I bought a bunch of homebrew equipment off of the internet and it included a fruit press. It was sitting in the previous owner's basement for a few years. What needs to be done to put it into a usable condition if it isn't already? The wood looks to be in good condition so I figure that just needs a good wash with something. The center threaded shaft is pretty rusty so I was thinking of taking a wire wheel to it to give that a good clean up. The metal that surrounds the cage is starting to rust abit. I don't think that would be too big of a concern though.


----------



## Wade E (Aug 16, 2010)

Th screw can be wire brushed and then sprayed with food grade lubricant. Th tray at the bottom should be cleaned well and then re painted with food grade paint which is sold at http://www.piwine.com/ but youll have to call them as they dont advertise the paint on their website.


----------



## Runningwolf (Aug 16, 2010)

Wade E said:


> Th screw can be wire brushed and then sprayed with food grade lubricant. Th tray at the bottom should be cleaned well and then re painted with food grade paint which is sold at http://www.piwine.com/ but youll have to all them as they dont advertise the paint on their website.



Hey Wade when did you learn how to use the link insert! 

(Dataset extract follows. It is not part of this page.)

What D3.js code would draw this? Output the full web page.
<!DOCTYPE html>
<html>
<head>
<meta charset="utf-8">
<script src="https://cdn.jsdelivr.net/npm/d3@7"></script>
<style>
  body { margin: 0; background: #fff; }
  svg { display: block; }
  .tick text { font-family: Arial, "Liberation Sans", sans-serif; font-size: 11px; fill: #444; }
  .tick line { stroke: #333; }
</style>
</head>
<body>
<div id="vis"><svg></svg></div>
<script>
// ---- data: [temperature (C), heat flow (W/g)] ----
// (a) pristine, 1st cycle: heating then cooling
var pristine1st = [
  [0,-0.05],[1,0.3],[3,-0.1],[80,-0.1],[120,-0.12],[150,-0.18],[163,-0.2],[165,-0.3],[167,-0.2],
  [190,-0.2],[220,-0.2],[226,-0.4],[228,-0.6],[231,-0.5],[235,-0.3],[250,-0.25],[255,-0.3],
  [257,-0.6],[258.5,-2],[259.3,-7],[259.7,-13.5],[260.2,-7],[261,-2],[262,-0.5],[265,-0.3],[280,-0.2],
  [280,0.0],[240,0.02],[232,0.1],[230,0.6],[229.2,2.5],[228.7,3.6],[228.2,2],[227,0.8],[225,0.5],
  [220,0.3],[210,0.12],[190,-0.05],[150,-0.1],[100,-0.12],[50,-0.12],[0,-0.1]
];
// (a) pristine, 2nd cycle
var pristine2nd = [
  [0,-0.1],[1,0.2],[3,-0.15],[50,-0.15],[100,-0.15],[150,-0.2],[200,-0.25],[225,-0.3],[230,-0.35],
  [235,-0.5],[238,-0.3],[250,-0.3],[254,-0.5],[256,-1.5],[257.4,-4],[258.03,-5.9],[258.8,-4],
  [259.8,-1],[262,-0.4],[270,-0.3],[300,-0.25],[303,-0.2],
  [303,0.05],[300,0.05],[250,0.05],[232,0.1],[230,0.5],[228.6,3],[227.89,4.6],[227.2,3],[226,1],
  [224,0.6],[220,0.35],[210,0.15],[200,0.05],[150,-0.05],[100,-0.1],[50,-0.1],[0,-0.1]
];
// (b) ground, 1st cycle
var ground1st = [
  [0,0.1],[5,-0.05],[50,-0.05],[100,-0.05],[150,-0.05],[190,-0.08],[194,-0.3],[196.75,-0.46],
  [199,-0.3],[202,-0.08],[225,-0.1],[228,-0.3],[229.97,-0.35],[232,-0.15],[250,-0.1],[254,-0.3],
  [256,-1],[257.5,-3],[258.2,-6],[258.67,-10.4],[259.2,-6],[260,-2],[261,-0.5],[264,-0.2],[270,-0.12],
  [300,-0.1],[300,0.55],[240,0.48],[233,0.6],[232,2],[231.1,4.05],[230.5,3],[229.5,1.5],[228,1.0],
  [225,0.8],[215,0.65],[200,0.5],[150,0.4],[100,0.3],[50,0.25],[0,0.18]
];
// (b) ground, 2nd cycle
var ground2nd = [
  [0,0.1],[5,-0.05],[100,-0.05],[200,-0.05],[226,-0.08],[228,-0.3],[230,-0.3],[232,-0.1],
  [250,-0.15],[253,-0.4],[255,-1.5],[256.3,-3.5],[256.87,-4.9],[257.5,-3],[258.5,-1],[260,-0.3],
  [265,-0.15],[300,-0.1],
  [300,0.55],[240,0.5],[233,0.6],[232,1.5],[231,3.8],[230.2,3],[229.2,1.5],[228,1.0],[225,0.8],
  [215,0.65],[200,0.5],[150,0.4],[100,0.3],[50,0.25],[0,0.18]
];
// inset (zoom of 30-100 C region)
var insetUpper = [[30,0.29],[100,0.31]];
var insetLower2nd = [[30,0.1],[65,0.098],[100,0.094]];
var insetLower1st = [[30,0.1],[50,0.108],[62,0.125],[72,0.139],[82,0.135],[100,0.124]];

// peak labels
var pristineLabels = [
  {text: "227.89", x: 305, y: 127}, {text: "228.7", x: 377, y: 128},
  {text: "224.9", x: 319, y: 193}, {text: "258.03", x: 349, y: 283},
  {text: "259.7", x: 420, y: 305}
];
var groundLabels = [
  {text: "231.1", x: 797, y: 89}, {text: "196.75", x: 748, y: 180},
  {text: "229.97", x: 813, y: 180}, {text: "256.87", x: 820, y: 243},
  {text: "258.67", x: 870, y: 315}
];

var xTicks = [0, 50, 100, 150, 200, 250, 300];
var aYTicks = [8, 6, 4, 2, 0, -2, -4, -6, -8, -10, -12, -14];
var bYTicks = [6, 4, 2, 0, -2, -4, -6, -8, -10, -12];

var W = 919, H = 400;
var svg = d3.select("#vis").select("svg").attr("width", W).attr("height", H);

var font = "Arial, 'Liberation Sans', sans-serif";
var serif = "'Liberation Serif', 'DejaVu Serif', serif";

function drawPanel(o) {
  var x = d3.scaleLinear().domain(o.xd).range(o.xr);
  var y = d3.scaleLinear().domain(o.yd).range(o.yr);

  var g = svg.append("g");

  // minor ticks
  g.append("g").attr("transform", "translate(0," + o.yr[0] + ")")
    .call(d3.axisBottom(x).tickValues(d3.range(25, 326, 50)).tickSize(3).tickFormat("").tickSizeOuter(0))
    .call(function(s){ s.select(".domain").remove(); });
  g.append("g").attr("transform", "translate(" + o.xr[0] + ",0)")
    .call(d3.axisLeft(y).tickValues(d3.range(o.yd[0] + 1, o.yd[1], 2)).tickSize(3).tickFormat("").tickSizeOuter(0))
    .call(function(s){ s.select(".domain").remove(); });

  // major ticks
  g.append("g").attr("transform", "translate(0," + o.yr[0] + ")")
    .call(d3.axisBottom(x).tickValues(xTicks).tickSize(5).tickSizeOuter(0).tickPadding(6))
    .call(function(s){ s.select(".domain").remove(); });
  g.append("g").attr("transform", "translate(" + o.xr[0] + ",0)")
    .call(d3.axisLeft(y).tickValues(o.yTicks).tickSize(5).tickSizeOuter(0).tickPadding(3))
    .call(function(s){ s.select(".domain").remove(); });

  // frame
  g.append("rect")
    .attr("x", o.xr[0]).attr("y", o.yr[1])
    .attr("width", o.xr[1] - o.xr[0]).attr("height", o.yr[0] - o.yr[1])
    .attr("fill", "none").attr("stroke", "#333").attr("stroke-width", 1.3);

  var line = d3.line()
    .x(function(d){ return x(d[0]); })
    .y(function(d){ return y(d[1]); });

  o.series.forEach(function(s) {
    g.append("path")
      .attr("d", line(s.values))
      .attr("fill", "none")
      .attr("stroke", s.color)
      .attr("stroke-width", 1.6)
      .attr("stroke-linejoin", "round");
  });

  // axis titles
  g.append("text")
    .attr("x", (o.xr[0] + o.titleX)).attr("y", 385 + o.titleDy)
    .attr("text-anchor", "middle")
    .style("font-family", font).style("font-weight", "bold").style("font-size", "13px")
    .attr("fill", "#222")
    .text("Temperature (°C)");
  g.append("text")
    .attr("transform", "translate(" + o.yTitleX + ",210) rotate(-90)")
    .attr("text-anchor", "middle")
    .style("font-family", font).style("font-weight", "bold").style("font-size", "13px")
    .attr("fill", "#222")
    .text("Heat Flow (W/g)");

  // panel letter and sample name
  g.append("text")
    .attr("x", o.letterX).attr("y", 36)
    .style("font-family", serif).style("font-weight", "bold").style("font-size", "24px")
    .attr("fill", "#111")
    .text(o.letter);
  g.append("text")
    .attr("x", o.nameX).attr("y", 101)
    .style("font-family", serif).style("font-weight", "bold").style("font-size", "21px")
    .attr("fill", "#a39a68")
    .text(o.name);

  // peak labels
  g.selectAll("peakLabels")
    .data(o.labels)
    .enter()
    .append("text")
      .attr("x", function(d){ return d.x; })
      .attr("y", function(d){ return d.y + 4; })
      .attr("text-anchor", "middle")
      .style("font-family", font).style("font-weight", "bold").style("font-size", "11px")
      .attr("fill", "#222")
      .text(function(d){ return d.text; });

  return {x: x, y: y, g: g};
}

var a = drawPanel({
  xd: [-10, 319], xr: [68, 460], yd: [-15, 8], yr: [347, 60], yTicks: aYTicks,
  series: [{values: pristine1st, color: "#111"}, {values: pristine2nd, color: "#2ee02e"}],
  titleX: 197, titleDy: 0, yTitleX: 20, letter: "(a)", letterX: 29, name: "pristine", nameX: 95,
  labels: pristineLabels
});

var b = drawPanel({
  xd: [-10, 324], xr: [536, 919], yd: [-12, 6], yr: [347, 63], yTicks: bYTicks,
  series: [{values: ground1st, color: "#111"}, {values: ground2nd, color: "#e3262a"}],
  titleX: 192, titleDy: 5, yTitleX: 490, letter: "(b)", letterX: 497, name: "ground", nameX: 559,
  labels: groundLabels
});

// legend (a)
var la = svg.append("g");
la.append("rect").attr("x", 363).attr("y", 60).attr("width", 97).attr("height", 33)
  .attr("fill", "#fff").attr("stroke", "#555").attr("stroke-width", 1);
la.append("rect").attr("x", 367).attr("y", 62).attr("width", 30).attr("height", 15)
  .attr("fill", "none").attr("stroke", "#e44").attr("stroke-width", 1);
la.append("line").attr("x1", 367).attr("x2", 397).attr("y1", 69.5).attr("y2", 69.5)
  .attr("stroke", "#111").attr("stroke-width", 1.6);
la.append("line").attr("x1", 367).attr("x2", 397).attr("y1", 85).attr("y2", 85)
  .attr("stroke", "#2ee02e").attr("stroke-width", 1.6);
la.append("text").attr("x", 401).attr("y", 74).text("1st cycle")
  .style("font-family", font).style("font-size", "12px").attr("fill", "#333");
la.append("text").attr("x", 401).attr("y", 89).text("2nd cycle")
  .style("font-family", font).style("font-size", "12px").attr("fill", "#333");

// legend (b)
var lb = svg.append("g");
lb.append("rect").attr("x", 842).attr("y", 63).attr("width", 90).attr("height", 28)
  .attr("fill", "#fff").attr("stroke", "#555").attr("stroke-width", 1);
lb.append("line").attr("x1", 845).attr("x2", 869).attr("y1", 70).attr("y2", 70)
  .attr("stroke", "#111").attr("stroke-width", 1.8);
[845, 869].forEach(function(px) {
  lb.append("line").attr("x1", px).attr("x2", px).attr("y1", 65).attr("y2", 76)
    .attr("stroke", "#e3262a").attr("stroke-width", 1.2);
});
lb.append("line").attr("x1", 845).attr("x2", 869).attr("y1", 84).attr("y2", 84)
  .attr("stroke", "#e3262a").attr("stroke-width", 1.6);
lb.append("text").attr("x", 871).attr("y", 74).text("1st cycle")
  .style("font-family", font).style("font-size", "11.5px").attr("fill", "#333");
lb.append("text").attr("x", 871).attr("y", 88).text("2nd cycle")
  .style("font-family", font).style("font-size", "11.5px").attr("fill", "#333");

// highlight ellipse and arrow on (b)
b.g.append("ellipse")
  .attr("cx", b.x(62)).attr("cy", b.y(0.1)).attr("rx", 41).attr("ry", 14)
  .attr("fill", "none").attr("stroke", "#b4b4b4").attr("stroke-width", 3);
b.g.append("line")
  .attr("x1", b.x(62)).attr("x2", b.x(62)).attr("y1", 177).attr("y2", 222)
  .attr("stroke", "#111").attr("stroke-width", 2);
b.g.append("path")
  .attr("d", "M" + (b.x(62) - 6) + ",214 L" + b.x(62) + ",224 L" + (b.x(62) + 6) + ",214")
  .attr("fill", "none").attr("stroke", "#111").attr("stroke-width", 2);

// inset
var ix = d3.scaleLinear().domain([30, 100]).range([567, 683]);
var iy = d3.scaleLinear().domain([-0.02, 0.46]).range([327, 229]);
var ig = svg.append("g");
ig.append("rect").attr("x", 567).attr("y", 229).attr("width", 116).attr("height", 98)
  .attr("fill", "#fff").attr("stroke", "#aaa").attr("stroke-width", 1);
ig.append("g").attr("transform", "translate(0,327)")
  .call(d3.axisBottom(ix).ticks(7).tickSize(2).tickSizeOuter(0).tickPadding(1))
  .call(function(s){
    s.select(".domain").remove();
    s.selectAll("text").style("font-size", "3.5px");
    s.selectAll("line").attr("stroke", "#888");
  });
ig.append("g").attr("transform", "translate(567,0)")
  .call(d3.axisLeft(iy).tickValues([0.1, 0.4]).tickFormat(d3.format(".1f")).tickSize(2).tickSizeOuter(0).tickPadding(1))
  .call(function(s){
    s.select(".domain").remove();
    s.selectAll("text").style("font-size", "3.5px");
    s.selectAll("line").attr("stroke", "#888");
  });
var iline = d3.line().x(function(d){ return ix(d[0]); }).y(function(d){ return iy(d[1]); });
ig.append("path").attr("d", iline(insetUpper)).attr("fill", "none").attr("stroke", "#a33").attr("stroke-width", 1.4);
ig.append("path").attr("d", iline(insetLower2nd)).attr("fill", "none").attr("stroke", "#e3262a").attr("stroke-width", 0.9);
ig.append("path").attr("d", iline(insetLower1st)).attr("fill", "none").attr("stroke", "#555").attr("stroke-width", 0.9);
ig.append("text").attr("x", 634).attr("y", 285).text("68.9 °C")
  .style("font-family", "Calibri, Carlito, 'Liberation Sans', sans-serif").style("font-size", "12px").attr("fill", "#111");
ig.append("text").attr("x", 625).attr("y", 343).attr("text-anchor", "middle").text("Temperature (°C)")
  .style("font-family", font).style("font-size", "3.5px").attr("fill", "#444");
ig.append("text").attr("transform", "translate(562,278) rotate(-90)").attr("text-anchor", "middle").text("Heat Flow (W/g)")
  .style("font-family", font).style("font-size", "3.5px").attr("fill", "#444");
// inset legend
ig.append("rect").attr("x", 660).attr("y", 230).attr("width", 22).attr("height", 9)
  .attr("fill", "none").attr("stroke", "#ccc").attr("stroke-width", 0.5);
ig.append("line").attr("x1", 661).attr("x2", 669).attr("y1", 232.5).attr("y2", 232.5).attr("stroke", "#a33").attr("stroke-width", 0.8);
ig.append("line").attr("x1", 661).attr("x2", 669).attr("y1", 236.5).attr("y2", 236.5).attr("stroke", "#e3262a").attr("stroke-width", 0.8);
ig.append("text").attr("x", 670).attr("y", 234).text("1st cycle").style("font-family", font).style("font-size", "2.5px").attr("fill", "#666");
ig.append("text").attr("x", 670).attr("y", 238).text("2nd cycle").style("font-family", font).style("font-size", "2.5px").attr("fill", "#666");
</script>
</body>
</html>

Bytal, Presque Isle Wine Cellar that Wade mentioned above updated their web page and if you do a search it'll bring up the paint.


----------



## Wade E (Aug 16, 2010)

That pic didnt show when I answered the post earlier. You have a lot of work to do on that screw! Dan, I figured out how to use a link the same time I figured out that you were missing a link! Bytal ignore Dan, he loves to busr my chops even knowing I have my finger on the ban button with him!


----------



## Runningwolf (Aug 16, 2010)

Wade E said:


> Bytal ignore Dan, he loves to busr my chops even knowing I have my finger on the ban button with him!


----------